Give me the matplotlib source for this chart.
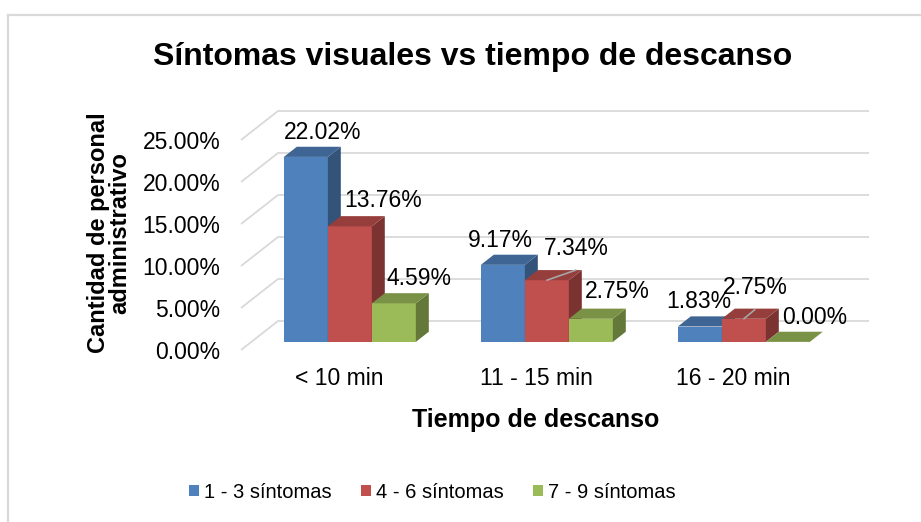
import matplotlib
matplotlib.use("Agg")
import matplotlib.pyplot as plt
import numpy as np
from matplotlib.patches import Polygon, Patch
from matplotlib.lines import Line2D
from matplotlib.colors import to_rgb

plt.rcParams['font.family'] = ['Liberation Sans', 'DejaVu Sans']

# ---------------- data ----------------
categories = ["< 10 min", "11 - 15 min", "16 - 20 min"]
series_names = ["1 - 3 síntomas", "4 - 6 síntomas", "7 - 9 síntomas"]
sintomas_1_3 = [22.02, 9.17, 1.83]
sintomas_4_6 = [13.76, 7.34, 2.75]
sintomas_7_9 = [4.59, 2.75, 0.00]
y_ticks = [0, 5, 10, 15, 20, 25]
title = "Síntomas visuales vs tiempo de descanso"
x_title = "Tiempo de descanso"
y_title_lines = ["Cantidad de personal", "administrativo"]

# ---------------- style / layout ----------------
colors = ["#4F81BD", "#C0504D", "#9BBB59"]
grid_color = "#D9D9D9"
W, H = 921, 522
# label offsets (pixels, from front-top-centre of each bar) and leader flags
label_offsets = [[(17, 24), (-2, 24.5), (-1, 25)],
                 [(33, 26), (29, 32), (11, 31)],
                 [(25, 25), (26, 27), (27, 24)]]
leaders = [[False, False, False],
           [False, True, True],
           [False, False, False]]

fig = plt.figure(figsize=(W / 100, H / 100), dpi=100)
fig.patch.set_facecolor("white")

# outer chart border (left and top visible)
fig.add_artist(Line2D([8 / W, 8 / W], [0, 1 - 15 / H], transform=fig.transFigure,
                      color=grid_color, lw=1.6))
fig.add_artist(Line2D([8 / W, 1], [1 - 15 / H, 1 - 15 / H], transform=fig.transFigure,
                      color=grid_color, lw=1.6))

ax_left, ax_right, ax_bottom, ax_top = 241, 832, 350, 140
ax = fig.add_axes([ax_left / W, (H - ax_bottom) / H, (ax_right - ax_left) / W,
                   (ax_bottom - ax_top) / H])
ax.set_xlim(-0.5, len(categories) - 0.5)
ax.set_ylim(0, 25)
ax.patch.set_visible(False)
for s in ax.spines.values():
    s.set_visible(False)

XU = (ax_right - ax_left) / 3.0     # px per x unit
YU = (ax_bottom - ax_top) / 25.0    # px per % unit
ddx = 37 / XU                       # full depth offset in data units
ddy = 29 / YU
f0 = 0.28                           # bar front depth fraction
fd = 0.35                           # bar depth fraction
bw = 44 / XU                        # bar width

# gridlines: left side wall + back wall
x0, x1 = -0.5, len(categories) - 0.5
for v in y_ticks:
    ax.plot([x0, x0 + ddx, x1 + ddx], [v, v + ddy, v + ddy], color=grid_color,
            lw=1.3, clip_on=False, zorder=1, solid_capstyle='butt')

def shade(c, f):
    r, g, b = to_rgb(c)
    return (r * f, g * f, b * f)

all_series = [sintomas_1_3, sintomas_4_6, sintomas_7_9]
ox, oy = f0 * ddx, f0 * ddy
bdx, bdy = fd * ddx, fd * ddy
for ci in range(len(categories)):
    for si, vals in enumerate(all_series):
        v = vals[ci]
        c = colors[si]
        xl = ci + (si - 1.5) * bw + ox
        xr = xl + bw
        yb = oy
        yt = oy + v
        front = Polygon([(xl, yb), (xr, yb), (xr, yt), (xl, yt)], closed=True,
                        facecolor=c, edgecolor='none', clip_on=False, zorder=3)
        side = Polygon([(xr, yb), (xr + bdx, yb + bdy), (xr + bdx, yt + bdy), (xr, yt)],
                       closed=True, facecolor=shade(c, 0.64), edgecolor='none',
                       clip_on=False, zorder=3)
        top = Polygon([(xl, yt), (xr, yt), (xr + bdx, yt + bdy), (xl + bdx, yt + bdy)],
                      closed=True, facecolor=shade(c, 0.78), edgecolor='none',
                      clip_on=False, zorder=3)
        ax.add_patch(front)
        ax.add_patch(side)
        ax.add_patch(top)

# data labels
for ci in range(len(categories)):
    for si, vals in enumerate(all_series):
        v = vals[ci]
        xc = ci + (si - 1) * bw + ox
        yt = oy + v
        dx, dy = label_offsets[si][ci]
        kw = {}
        if leaders[si][ci]:
            kw['arrowprops'] = dict(arrowstyle='-', color='#A6A6A6', lw=1.2,
                                    shrinkA=0, shrinkB=0, relpos=(0.5, -0.45))
        ax.annotate(f"{v:.2f}%", xy=(xc, yt), xytext=(dx, dy),
                    textcoords='offset pixels', ha='center', va='center',
                    fontsize=16.5, color='black', zorder=5, annotation_clip=False, **kw)

# ticks
ax.set_yticks(y_ticks)
ax.set_yticklabels([f"{t:.2f}%" for t in y_ticks])
ax.set_xticks(range(len(categories)))
ax.set_xticklabels(categories)
ax.tick_params(axis='y', length=0, pad=15, labelsize=16.5)
ax.tick_params(axis='x', length=0, pad=12.5, labelsize=16.5)

# titles
fig.text(473 / W, 1 - 57 / H, title, ha='center', va='center', fontsize=23,
         fontweight='bold')
fig.text(536 / W, 1 - 420 / H, x_title, ha='center', va='center', fontsize=18,
         fontweight='bold')
for line, xc in zip(y_title_lines, [99, 120]):
    fig.text(xc / W, 1 - 233 / H, line, ha='center', va='center', fontsize=17,
             fontweight='bold', rotation=90)

# legend
handles = [Patch(facecolor=c, edgecolor='none') for c in colors]
fig.legend(handles, series_names, loc='center', bbox_to_anchor=(432 / W, 1 - 492 / H),
           ncol=3, frameon=False, fontsize=14.5, handlelength=0.5, handleheight=0.5,
           handletextpad=0.25, columnspacing=1.45, borderpad=0, borderaxespad=0)

fig.savefig("out.png", dpi=100, facecolor="white")
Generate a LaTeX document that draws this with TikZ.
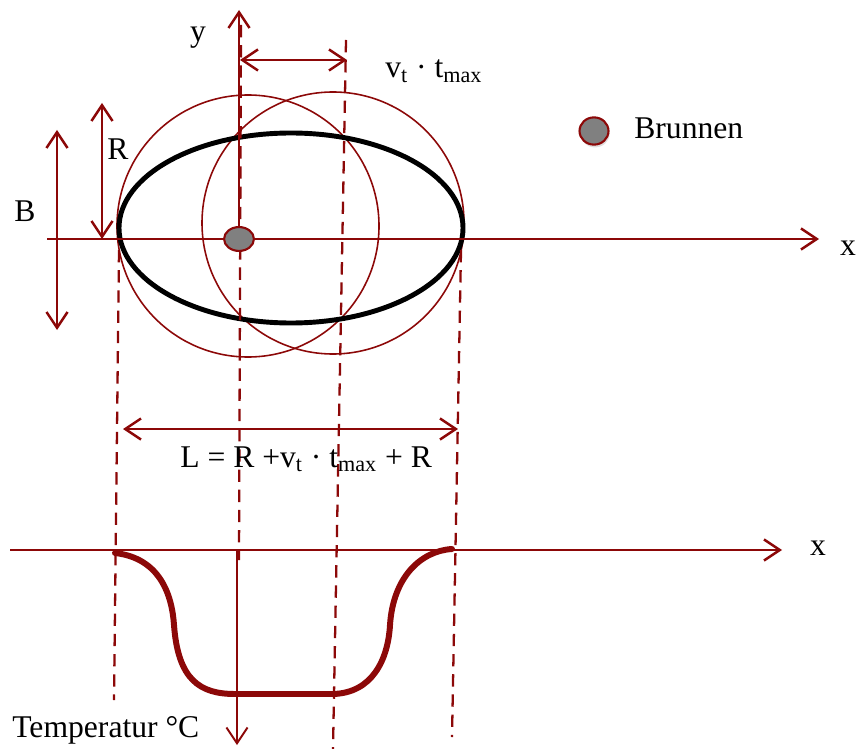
\documentclass[tikz,border=0pt]{standalone}
\usepackage{fontspec}
\setmainfont{Liberation Serif}
\usetikzlibrary{arrows.meta,shapes.geometric,shadows}
\definecolor{brick}{RGB}{140,8,8}
\definecolor{wellgray}{RGB}{128,128,128}
\begin{document}
\begin{tikzpicture}[
  x=0.02cm, y=-0.02cm,
  axis/.style={draw=brick, line width=1.4pt},
  ring/.style={draw=brick, line width=0.9pt},
  guide/.style={draw=brick, line width=1.3pt, dash pattern=on 7pt off 4.5pt},
  well/.style={ellipse, draw=brick, line width=1.2pt, fill=wellgray, inner sep=0pt},
  lbl/.style={font=\fontsize{18}{21}\selectfont, inner sep=0pt},
  >={Straight Barb[length=9pt,width=12pt]}
]
\useasboundingbox (0,0) rectangle (857,749);
\draw[ring] (248,226) circle [radius=131];
\draw[ring] (333,223) circle [radius=131];
\draw[black, line width=2.8pt] (291,228) ellipse [x radius=172, y radius=95];
\coordinate (g1a) at (119,250); \coordinate (g1b) at (114,700);
\coordinate (g2a) at (241,25);  \coordinate (g2b) at (239,560);
\coordinate (g3a) at (346,40);  \coordinate (g3b) at (333,749);
\coordinate (g4a) at (461,250); \coordinate (g4b) at (452,737);
\draw[guide] (g1a) -- (g1b);
\draw[guide] (g2a) -- (g2b);
\draw[guide] (g3a) -- (g3b);
\draw[guide] (g4a) -- (g4b);
\coordinate (xa) at (47,239);  \coordinate (xb) at (819,239);
\coordinate (ytop) at (239,10);
\coordinate (xla) at (10,550); \coordinate (xlb) at (782,550);
\coordinate (ta) at (237,551); \coordinate (tb) at (237,745);
\draw[axis,->] (xa) -- (xb);
\draw[axis,->] (xla) -- (xlb);
\draw[axis,->, line width=1.1pt] (ta) -- (tb);
\node[well, minimum width=17pt, minimum height=13.6pt] (well) at (239,239) {};
\draw[axis,->] (well.north) -- (ytop);
\node[well, minimum width=16.5pt, minimum height=15.5pt,
  drop shadow={opacity=0.25, shadow xshift=0.6pt, shadow yshift=-1.6pt}] (key) at (594,131) {};
\node[lbl, anchor=west] (brunnen) at (634,128) {Brunnen};
\coordinate (ra) at (102,103); \coordinate (rb) at (102,239);
\coordinate (ba) at (57,130);  \coordinate (bb) at (57,330);
\coordinate (va) at (240,60);  \coordinate (vb) at (347,60);
\coordinate (la) at (123,429); \coordinate (lb) at (458,429);
\draw[axis,<->] (ra) -- (rb);
\draw[axis,<->] (ba) -- (bb);
\draw[axis,<->] (va) -- (vb);
\draw[axis,<->] (la) -- (lb);
\node[lbl] (ylab) at (198,38) {y};
\node[lbl] (xlab) at (848,248) {x};
\node[lbl] (xlab2) at (818,548) {x};
\node[lbl] (rlab) at (118,149) {R};
\node[lbl] (blab) at (25,211) {B};
\node[lbl, anchor=base west] (vtlab) at (385,78) {v\textsubscript{t} · t\textsubscript{max}};
\node[lbl, anchor=base west] (llab) at (180,467) {L = R +v\textsubscript{t} · t\textsubscript{max} + R};
\node[lbl, anchor=base west] (tlab) at (12,737) {Temperatur °C};
\draw[brick, line width=3.4pt, line cap=round]
  (115,553) .. controls (160,558) and (172,595) .. (174,625)
  .. controls (178,680) and (200,694) .. (235,694) -- (333,694)
  .. controls (372,693) and (388,660) .. (390,625)
  .. controls (393,578) and (420,551) .. (452,549);
\end{tikzpicture}
\end{document}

= = = =

__What you are asked to do__. Write out exactly the lines between the start of the data and the line with "plt.rcParams['font.family'] = ['Liberation", including both, but none of the pictures.

__Exercise output__.
Give me the matplotlib source for this chart.
import matplotlib
matplotlib.use("Agg")
import matplotlib.pyplot as plt
import numpy as np
from matplotlib.patches import Polygon, Patch
from matplotlib.lines import Line2D
from matplotlib.colors import to_rgb

plt.rcParams['font.family'] = ['Liberation Sans', 'DejaVu Sans']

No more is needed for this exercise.